Understanding the source of magnetism in Mn doped ZnO (ZnO:Mn) is an active area of research, made difficult experimentally by the challenge of controlling point vacancies in ZnO:Mn. Therefore, the stability and magnetic properties of ZnO:Mn with point vacancies were studied by first-principles calculations based on density functional theory (DFT). Formation energy and magnetic moment calculation results show that Mn prefers to cluster in ZnO:Mn. This clustering can become uniformly distributed through modifications by Zn vacancies (V Zn ) or O vacancies (Vo). Magnetic analysis shows that Mn dopant in Zn site (ZnO:Mn Zn ) coupled with V Zn or interstitial Mn (Mn i ) coupled with V O makes ZnO having long-range ordered ferromagnetism (FM) and an increased Curie temperature ( Tc ) above room-temperature.

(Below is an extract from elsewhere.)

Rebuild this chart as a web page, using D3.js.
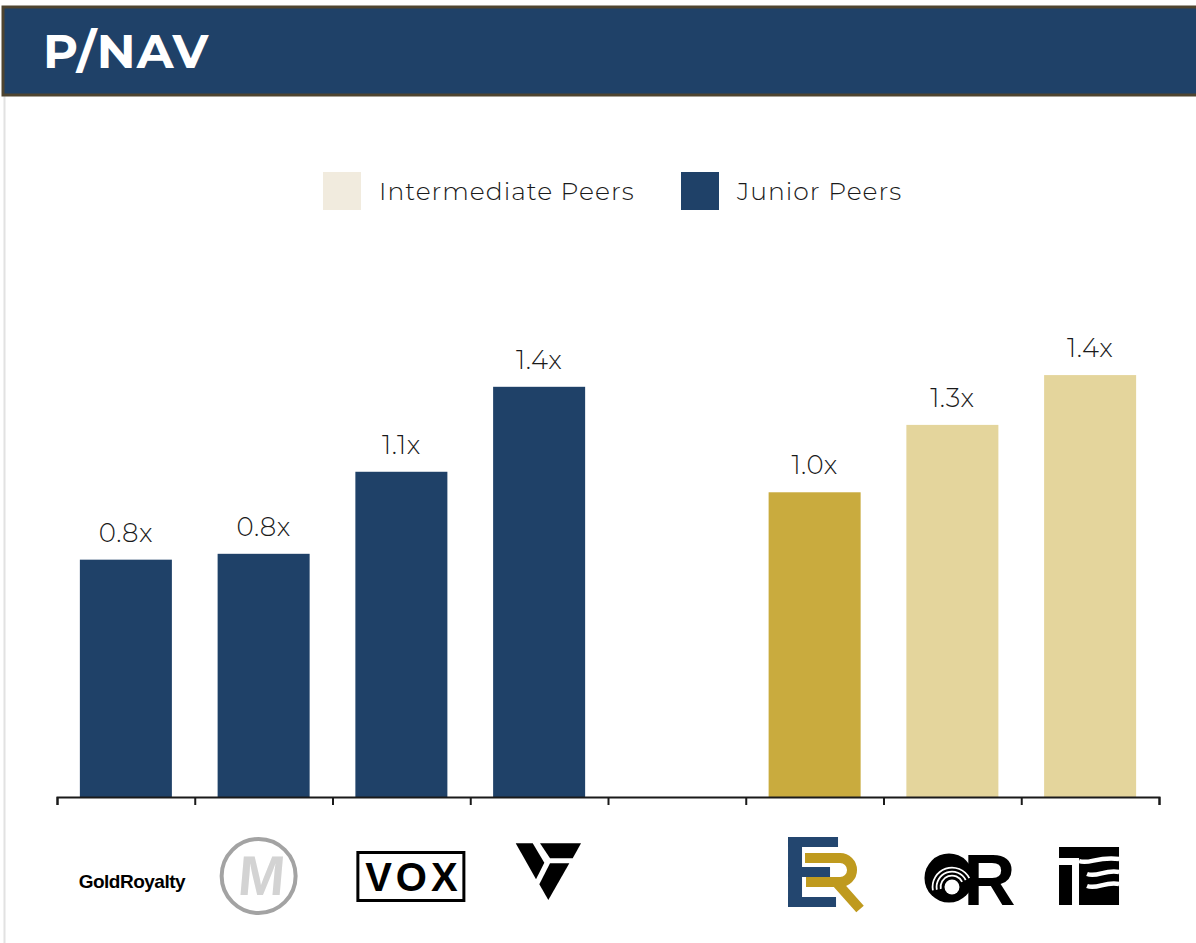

The ZnO:Mn Zn with V Zn exhibits obvious half-metallic characteristics that are of essential benefit to the design and preparation of a new-type of spin-electron injection source dilute magnetic semiconductor. The magnetic sources of ZnO:Mn Zn with V Zn and Mn i -doped ZnO (ZnO:Mn i ) with V O arise from carrier-mediated magnetic interaction and the double exchange of Mn3d, O2p and Zn4s orbitals, consistent with the theories of average field approximation and the double exchange mechanism.